- _OBJECTIVE_
Keep to the lines from the line containing "Give me the Plotly source for this chart." through the line containing "import plotly.graph_objects as go": copy them exactly and leave every picture out.

- _Figure scripts_
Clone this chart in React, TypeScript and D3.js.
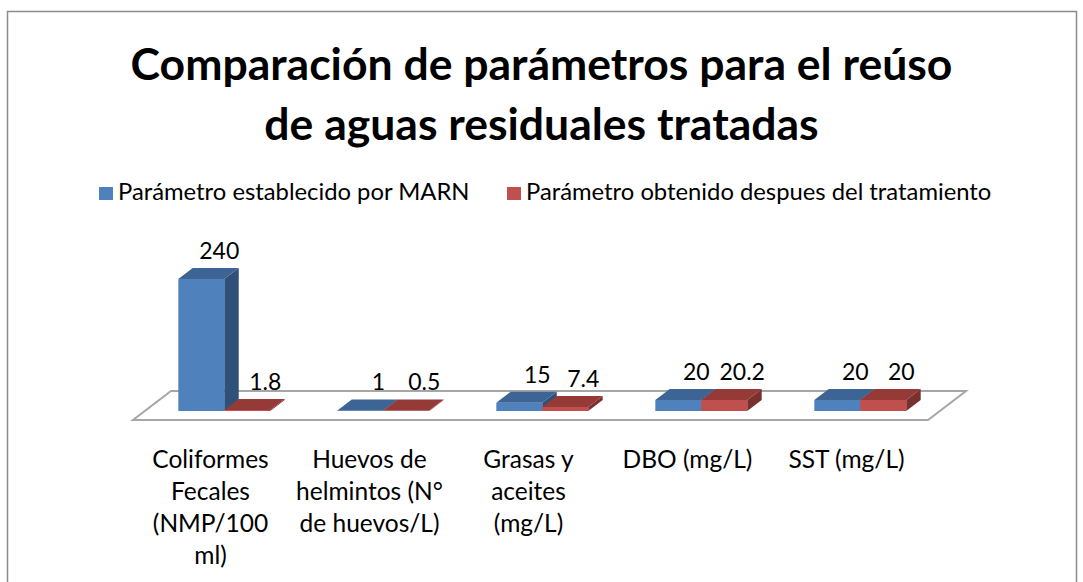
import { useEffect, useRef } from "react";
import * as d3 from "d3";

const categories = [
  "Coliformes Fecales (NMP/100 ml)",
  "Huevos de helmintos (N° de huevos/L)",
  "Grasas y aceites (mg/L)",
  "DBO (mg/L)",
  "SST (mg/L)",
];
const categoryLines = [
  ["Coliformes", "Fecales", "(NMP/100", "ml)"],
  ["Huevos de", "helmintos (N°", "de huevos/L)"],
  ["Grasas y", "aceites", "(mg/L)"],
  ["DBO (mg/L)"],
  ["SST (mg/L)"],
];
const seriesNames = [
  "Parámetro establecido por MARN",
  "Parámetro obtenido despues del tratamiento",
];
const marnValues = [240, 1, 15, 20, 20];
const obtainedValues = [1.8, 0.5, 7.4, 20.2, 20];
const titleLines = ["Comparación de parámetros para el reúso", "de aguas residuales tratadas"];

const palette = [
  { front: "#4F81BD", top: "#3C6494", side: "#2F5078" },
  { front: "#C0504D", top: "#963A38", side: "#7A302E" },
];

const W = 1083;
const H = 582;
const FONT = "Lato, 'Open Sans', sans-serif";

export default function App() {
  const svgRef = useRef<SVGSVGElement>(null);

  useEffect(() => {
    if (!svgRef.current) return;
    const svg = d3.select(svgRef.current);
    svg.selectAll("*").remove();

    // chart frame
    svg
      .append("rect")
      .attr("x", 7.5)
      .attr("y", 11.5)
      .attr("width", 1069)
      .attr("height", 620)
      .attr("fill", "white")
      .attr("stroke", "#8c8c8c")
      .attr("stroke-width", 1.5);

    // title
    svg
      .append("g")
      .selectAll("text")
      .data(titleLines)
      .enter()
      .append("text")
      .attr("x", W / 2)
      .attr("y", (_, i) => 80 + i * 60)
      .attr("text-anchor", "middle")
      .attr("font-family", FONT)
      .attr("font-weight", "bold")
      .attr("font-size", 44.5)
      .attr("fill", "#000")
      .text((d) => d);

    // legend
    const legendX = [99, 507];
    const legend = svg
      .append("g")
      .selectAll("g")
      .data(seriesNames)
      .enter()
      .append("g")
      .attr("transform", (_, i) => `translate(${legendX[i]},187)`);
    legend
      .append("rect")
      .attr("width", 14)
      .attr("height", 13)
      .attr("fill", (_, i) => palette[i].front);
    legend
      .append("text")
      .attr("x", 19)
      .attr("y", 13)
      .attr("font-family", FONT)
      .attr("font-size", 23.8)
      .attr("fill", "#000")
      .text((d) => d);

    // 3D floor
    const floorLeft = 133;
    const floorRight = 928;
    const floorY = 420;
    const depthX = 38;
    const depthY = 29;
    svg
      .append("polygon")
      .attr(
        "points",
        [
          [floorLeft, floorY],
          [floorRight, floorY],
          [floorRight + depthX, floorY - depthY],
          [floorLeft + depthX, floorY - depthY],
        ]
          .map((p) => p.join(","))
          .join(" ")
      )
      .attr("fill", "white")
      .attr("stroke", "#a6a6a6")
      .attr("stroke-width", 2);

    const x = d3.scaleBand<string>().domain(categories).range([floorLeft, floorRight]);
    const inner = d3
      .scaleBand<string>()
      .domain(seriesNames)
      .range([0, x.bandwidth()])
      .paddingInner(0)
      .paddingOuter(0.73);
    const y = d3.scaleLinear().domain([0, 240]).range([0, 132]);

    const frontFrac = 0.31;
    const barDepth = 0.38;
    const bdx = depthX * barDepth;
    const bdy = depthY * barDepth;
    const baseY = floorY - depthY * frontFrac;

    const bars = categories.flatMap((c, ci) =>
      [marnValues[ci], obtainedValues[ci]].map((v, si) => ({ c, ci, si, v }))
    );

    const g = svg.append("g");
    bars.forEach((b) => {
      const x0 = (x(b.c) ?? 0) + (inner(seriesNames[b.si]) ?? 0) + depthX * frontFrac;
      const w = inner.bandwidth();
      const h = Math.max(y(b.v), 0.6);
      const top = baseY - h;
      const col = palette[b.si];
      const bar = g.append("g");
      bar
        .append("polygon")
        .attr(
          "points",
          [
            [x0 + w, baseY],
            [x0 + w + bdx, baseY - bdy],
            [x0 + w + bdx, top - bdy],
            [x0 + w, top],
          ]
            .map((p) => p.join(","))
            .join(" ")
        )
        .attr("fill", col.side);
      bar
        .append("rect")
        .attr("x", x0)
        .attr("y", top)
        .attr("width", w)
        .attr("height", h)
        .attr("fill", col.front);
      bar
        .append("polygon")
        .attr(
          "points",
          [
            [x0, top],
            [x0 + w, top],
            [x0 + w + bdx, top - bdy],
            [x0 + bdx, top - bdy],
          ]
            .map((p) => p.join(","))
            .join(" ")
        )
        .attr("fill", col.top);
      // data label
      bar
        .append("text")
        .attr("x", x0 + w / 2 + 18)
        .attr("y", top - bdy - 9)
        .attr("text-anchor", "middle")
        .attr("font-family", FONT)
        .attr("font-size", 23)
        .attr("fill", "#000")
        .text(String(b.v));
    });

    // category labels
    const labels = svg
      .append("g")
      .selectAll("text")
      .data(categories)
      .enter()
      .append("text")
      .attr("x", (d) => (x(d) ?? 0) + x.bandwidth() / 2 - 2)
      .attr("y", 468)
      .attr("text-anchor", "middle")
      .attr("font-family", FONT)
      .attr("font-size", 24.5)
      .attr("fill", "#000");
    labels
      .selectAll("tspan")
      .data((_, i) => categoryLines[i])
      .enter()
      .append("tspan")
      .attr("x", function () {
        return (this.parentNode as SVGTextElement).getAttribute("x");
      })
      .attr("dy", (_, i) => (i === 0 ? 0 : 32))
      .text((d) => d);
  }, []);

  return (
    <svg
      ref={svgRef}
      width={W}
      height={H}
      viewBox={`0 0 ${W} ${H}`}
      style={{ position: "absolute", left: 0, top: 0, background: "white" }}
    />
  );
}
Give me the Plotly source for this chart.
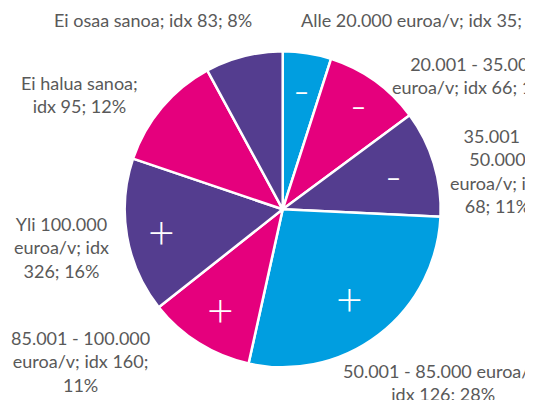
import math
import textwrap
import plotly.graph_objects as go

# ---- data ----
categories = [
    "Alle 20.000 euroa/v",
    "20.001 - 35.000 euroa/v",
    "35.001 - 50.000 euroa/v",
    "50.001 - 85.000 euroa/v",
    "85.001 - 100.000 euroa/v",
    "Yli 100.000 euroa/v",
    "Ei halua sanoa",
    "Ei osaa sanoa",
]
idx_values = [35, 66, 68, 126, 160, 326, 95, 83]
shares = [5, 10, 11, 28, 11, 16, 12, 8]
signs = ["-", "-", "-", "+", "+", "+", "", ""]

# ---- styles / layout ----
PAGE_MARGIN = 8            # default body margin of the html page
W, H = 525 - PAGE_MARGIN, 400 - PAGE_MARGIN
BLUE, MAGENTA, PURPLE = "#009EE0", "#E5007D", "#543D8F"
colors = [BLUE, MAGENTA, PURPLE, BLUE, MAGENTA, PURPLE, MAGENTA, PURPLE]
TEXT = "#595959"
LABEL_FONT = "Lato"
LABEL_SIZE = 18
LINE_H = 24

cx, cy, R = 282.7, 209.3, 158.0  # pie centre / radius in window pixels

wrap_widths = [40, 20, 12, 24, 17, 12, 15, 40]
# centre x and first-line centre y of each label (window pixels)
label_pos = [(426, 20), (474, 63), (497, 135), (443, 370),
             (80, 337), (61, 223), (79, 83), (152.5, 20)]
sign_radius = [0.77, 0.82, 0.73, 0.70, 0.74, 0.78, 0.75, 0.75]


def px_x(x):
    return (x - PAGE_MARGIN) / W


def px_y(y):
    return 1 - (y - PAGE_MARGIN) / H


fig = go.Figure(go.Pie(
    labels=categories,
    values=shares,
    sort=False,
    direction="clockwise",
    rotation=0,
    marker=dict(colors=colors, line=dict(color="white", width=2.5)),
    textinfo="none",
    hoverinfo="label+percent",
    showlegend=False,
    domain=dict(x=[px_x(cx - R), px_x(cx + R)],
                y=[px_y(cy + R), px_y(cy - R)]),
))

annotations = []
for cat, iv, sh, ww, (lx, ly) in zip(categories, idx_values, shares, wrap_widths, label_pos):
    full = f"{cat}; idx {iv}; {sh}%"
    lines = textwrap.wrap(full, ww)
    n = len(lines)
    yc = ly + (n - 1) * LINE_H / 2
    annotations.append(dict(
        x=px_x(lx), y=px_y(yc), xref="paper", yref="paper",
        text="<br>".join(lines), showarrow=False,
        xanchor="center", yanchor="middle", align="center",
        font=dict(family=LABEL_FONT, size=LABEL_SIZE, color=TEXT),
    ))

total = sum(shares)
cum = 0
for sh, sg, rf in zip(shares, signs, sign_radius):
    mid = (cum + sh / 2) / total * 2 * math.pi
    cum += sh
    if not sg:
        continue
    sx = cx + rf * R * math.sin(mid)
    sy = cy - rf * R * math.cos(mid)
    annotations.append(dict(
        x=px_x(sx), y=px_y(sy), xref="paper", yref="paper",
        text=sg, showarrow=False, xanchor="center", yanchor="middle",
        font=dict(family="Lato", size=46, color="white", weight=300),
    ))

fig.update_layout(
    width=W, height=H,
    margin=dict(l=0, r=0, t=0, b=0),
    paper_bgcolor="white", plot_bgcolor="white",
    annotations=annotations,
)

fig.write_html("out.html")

* * *

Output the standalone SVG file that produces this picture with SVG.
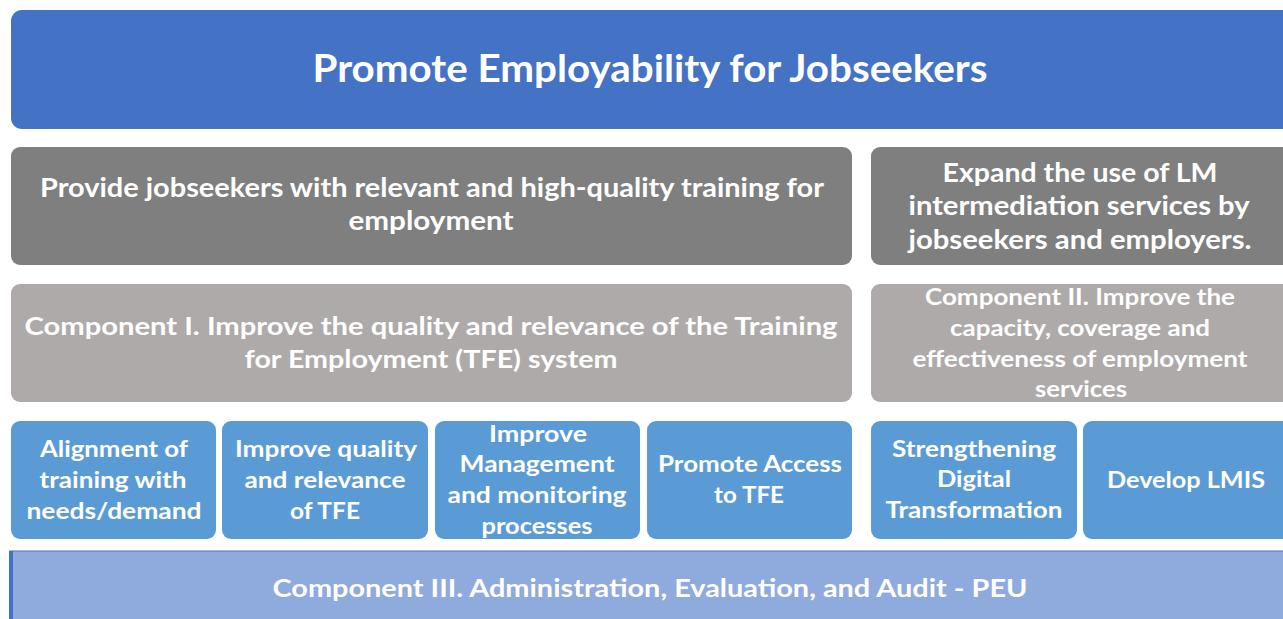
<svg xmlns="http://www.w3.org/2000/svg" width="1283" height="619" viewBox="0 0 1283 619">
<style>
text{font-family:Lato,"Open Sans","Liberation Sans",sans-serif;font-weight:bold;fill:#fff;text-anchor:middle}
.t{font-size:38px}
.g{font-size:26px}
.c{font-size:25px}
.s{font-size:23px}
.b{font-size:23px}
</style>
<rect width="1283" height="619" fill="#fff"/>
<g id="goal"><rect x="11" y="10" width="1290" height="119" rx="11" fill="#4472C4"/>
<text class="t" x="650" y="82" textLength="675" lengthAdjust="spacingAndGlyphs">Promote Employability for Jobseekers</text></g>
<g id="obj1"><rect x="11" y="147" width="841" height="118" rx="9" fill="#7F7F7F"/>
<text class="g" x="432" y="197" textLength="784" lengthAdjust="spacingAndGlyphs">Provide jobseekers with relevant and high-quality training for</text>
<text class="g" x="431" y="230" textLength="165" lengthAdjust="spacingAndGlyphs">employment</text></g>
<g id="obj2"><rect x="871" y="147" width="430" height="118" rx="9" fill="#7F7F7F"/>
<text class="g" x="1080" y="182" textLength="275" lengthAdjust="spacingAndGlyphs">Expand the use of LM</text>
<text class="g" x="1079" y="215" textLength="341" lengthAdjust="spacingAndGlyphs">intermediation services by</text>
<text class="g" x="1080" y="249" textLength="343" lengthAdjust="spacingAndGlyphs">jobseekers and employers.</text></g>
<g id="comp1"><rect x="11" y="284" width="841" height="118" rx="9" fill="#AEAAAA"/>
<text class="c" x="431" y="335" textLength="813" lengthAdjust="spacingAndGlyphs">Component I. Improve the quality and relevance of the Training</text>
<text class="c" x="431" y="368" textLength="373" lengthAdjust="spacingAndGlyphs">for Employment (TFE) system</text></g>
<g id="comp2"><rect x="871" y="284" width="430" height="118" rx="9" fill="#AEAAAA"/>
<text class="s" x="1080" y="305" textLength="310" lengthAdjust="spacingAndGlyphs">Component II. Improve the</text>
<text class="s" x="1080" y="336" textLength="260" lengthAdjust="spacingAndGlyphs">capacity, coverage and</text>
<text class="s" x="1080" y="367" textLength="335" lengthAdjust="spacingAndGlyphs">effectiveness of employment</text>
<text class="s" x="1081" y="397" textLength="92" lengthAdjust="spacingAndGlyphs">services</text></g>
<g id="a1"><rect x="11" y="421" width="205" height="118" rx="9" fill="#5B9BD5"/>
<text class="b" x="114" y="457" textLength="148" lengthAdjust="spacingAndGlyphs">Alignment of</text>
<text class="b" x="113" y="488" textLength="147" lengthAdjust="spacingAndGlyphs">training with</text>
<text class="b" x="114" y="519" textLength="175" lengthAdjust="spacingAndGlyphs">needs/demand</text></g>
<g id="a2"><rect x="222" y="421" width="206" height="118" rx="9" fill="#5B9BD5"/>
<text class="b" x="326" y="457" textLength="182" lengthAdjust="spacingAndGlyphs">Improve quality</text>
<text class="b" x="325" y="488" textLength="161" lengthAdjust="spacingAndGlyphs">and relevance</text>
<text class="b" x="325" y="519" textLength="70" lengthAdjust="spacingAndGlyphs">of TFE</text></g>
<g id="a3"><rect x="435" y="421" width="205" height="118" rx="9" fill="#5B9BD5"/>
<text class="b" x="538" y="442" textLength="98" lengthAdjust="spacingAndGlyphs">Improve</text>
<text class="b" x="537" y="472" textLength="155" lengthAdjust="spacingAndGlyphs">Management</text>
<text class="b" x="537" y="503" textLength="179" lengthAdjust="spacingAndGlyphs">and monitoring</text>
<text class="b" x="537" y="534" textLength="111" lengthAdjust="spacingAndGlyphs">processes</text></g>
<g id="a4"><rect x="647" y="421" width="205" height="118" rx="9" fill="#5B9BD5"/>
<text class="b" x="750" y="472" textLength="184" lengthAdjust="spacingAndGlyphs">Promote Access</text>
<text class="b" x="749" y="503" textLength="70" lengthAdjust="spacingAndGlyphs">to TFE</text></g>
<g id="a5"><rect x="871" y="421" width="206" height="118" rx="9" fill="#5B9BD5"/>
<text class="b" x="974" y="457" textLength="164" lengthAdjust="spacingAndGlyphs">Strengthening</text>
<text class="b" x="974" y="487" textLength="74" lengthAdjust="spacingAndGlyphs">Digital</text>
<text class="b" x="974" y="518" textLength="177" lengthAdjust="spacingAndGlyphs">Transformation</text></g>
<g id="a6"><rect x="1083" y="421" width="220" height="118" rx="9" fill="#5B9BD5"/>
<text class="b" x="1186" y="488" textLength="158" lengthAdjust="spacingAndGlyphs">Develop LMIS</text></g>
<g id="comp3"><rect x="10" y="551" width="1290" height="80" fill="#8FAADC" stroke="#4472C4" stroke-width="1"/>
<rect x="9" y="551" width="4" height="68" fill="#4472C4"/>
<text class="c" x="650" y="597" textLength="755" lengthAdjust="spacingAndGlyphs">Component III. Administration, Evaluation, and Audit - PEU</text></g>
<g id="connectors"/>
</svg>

- _THE COMPLETED TASK_
Give me the Plotly source for this chart.
import math
import textwrap
import plotly.graph_objects as go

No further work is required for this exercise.